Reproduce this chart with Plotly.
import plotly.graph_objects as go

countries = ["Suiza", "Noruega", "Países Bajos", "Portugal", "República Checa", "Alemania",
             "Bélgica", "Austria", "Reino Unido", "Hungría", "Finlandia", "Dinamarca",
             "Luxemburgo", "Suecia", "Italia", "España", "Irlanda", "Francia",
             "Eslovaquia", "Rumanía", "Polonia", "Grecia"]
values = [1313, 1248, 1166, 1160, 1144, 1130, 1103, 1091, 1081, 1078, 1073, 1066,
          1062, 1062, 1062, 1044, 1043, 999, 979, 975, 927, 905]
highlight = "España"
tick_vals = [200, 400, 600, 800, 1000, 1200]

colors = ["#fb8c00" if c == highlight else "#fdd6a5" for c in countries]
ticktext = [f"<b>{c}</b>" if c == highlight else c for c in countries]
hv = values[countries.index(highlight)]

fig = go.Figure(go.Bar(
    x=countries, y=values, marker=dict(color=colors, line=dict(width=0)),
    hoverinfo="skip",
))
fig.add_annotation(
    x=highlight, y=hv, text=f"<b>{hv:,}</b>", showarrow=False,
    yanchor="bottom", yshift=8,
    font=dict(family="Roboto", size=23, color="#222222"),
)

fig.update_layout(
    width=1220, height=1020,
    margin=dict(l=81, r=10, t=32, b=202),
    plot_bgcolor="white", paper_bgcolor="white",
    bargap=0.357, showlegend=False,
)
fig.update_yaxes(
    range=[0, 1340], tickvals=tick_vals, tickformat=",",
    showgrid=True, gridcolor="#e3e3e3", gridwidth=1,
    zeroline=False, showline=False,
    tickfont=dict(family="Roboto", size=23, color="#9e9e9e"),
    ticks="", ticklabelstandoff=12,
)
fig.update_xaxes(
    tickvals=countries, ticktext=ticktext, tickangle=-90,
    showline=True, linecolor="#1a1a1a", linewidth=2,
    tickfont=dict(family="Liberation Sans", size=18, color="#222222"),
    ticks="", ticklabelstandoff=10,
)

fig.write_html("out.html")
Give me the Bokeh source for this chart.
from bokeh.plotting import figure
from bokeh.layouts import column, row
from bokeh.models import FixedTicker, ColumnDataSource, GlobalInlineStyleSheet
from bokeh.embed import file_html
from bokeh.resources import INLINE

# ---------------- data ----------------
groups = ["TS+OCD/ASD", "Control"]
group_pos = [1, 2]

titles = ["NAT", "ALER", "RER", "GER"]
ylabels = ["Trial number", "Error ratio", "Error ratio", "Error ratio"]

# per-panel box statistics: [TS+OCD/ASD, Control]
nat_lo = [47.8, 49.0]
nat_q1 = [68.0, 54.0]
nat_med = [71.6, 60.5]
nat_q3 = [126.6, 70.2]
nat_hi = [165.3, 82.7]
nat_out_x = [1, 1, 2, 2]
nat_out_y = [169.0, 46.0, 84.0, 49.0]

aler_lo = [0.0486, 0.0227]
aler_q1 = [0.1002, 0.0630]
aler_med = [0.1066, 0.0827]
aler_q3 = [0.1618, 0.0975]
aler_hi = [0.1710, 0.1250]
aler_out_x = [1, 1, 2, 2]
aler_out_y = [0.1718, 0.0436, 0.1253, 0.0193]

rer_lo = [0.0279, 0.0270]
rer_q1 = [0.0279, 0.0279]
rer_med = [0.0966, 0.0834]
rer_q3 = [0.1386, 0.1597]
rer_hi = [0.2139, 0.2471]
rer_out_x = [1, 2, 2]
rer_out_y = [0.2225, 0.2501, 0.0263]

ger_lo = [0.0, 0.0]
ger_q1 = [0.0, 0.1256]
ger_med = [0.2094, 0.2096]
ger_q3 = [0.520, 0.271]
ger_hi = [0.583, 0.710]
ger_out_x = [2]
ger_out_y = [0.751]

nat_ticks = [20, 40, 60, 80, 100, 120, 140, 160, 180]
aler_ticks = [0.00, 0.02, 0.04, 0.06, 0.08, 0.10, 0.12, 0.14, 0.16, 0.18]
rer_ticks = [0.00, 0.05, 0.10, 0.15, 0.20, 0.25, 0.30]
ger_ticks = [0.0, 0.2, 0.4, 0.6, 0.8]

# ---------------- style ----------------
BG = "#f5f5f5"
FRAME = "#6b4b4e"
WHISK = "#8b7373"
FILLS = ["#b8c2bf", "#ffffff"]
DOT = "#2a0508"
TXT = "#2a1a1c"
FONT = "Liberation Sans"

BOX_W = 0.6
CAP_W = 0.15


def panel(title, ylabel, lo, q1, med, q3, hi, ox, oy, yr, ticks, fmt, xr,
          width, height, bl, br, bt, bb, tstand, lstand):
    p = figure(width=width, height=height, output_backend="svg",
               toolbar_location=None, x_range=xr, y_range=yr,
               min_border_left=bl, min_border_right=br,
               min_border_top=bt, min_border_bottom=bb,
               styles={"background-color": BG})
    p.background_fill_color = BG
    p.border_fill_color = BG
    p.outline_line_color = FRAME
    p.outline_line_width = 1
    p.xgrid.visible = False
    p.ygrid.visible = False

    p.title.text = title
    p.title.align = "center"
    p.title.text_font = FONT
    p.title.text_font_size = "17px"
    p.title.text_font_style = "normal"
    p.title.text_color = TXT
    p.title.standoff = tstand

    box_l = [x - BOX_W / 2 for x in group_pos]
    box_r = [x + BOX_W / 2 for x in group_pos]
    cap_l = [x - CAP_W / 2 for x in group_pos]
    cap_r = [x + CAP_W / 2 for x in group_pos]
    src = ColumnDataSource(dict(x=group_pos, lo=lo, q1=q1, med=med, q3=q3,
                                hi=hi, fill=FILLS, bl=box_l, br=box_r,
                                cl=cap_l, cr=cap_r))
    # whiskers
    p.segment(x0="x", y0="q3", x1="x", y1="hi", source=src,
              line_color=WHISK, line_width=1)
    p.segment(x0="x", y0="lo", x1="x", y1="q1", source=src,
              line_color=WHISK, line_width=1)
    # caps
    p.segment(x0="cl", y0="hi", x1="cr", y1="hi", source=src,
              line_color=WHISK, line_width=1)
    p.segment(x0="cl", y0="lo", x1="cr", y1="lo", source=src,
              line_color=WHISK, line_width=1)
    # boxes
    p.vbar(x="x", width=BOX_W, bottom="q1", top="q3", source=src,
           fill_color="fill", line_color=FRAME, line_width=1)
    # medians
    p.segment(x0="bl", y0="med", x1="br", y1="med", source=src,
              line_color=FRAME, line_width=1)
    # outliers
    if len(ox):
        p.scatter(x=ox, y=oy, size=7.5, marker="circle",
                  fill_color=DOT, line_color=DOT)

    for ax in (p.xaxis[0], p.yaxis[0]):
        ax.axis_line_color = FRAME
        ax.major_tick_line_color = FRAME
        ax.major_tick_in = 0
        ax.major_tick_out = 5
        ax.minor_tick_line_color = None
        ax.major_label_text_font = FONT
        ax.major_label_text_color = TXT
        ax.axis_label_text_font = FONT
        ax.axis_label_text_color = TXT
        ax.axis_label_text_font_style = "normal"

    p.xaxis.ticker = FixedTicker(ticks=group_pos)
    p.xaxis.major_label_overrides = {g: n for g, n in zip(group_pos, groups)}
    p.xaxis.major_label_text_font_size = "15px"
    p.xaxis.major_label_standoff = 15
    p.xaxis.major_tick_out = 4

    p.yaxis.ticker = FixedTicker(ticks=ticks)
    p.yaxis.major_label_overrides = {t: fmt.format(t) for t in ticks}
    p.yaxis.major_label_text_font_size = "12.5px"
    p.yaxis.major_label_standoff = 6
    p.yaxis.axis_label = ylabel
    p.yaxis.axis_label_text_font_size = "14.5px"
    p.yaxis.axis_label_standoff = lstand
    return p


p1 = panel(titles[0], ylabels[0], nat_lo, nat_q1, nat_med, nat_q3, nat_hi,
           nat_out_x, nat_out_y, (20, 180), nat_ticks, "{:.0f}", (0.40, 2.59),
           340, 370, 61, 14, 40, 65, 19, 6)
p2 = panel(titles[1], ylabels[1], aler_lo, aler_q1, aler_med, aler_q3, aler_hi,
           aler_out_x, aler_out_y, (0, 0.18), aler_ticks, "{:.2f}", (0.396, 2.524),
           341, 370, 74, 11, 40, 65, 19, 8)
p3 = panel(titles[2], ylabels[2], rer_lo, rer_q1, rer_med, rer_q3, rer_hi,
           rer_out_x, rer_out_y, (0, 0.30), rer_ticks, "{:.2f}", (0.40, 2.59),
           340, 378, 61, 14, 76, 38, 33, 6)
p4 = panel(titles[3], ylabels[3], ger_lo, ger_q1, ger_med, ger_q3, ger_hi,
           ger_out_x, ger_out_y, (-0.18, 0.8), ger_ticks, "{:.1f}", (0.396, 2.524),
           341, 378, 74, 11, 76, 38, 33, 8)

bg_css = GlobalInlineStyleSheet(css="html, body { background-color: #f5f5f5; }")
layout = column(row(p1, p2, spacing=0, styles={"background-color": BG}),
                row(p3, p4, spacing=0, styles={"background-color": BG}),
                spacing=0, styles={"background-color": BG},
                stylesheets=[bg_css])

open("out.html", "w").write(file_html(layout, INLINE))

Task directions = Look through the material above and print exactly the lines from the one containing "Give me the Bokeh source for this chart." to the one containing "aler_out_y = [0.1718, 0.0436, 0.1253, 0.0193]", both included, and nothing more.

Problem solution =
Give me the Bokeh source for this chart.
from bokeh.plotting import figure
from bokeh.layouts import column, row
from bokeh.models import FixedTicker, ColumnDataSource, GlobalInlineStyleSheet
from bokeh.embed import file_html
from bokeh.resources import INLINE

# ---------------- data ----------------
groups = ["TS+OCD/ASD", "Control"]
group_pos = [1, 2]

titles = ["NAT", "ALER", "RER", "GER"]
ylabels = ["Trial number", "Error ratio", "Error ratio", "Error ratio"]

# per-panel box statistics: [TS+OCD/ASD, Control]
nat_lo = [47.8, 49.0]
nat_q1 = [68.0, 54.0]
nat_med = [71.6, 60.5]
nat_q3 = [126.6, 70.2]
nat_hi = [165.3, 82.7]
nat_out_x = [1, 1, 2, 2]
nat_out_y = [169.0, 46.0, 84.0, 49.0]

aler_lo = [0.0486, 0.0227]
aler_q1 = [0.1002, 0.0630]
aler_med = [0.1066, 0.0827]
aler_q3 = [0.1618, 0.0975]
aler_hi = [0.1710, 0.1250]
aler_out_x = [1, 1, 2, 2]
aler_out_y = [0.1718, 0.0436, 0.1253, 0.0193]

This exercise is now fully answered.